Four of Charles and Elizabeth’s children (Elizabeth Milton, Charles Thomas, Mary, Eleanor and Anna Pinsent) were baptized in St. Marylebone Parish between 1792 and 1800. The present day church was not built until 1817. However, the “Old Church” – which was built in 1760 – still remains as a Chapel of Ease. Charles and Elizabeth’s fifth child, Eleanor Pinsent, was born in Soho in 1802; however, she was baptized in her mother’s home parish of Woodbury, in Devon. Two of the children, Thomas Charles and the first Eleanor Pinsent died within a year of so of their birth.

It is not clear what happened to Mary; however, Elizabeth, Anna and Eleanor later married. However, before Anna and Eleanor did so they were named as beneficiaries in the will of their uncle, John Butter, of Woodbury, who was a Private in the 83rd Regiment of Foot. He left Anna a property called Haynes and Eleanor his interest in a farm called Hammetts. As they were then underaged, he left their respective interests in event of their death before the age of maturity to their mother, his sister Elizabeth. John Butter’s will was probated in 1815 (Inland Revenue Wills: 1815).

Faded black and white photograph of a stone building with a large sign out front.
Old St. Marylebone Church, 1760 – 1817.

A reference in “Burke’s Colonial Gentry” shows that Mr. Thomas Scott of Boode House, near Braunton, in Devon, married “Elizabeth Milton, daughter of —– Pinsent of Pitt House, near Chumleigh (sic), County Devon”. The connection to Pitt House (farm as it was then) is a bit of a stretch, although Elizabeth’s grandfather was certainly born there. Elizabeth was, technically, a “minor” when she married in St. Anne’s Church in Soho in 1812. The marriage suggests that Charles was doing reasonably well and he had made a good marriage for his daughter. Thomas and Elizabeth Scott had several sons. The first, born in 1814, was baptized Thomas Pinsent Scott. He went out to Australia where his family held property at “Benacre”, “Glen Osmond”, and “Mount Lofty” near Adelaide in South Australia. Another son, William Scott, also went out to Australia. He became a Warden of St. Paul’s College – at what is now the University of Sydney.

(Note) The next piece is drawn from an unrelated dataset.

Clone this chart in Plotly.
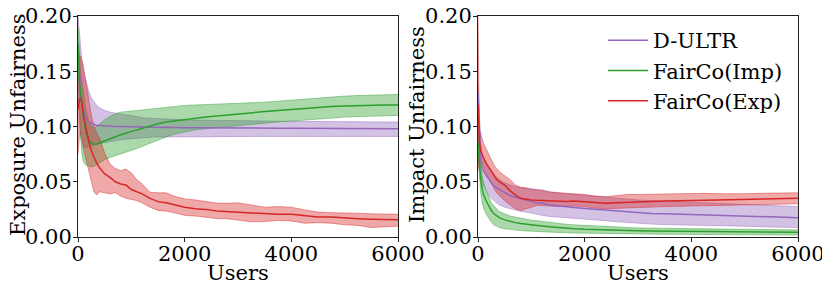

Charles’s daughter Anna Pinsent moved to Liverpool and married a local “merchant”, Charles Muirhead Burgess, in 1823. Charles’s youngest daughter, Eleanor Pinsent also skipped town – which was actually a sensible thing to do as London was not a particularly healthy place to be in those days. She married Mr. Henry George, a “bookseller” from Bath (in Somersetshire) in Hartland in North Devon in 1828. Coincidentally or probably otherwise, Elizabeth Milton (Scott) and her sister Eleanor (George) both ended up living in North Devon. Braunton and Hartland are just 30 miles (50 kilometres) apart! If the linkages are correct, their uncle John Pinsent who was a retired soldier may have moved to North Devon too. He lived in Great Torrington in later life.

Testimony during the Charles Pinsent case.
Charles Pinsent testifies at the Old Bailey, 1805.

The records of the Central Criminal Court (Old Bailey) are now on-line and they show that John Pinsent (Charles’s cousin) was summoned for jury service on 1st July, 1790. He was appointed to the “First Middlesex Jury” of the “King’s Commission of Oyer and Terminer, and Goal Delivery”. He was also appointed to the “Second Middlesex Jury” on 17th February 1796 and on that occasion his cousin Charles Pinsent was appointed to the “First Middlesex Jury.” They fulfilled their civic duty.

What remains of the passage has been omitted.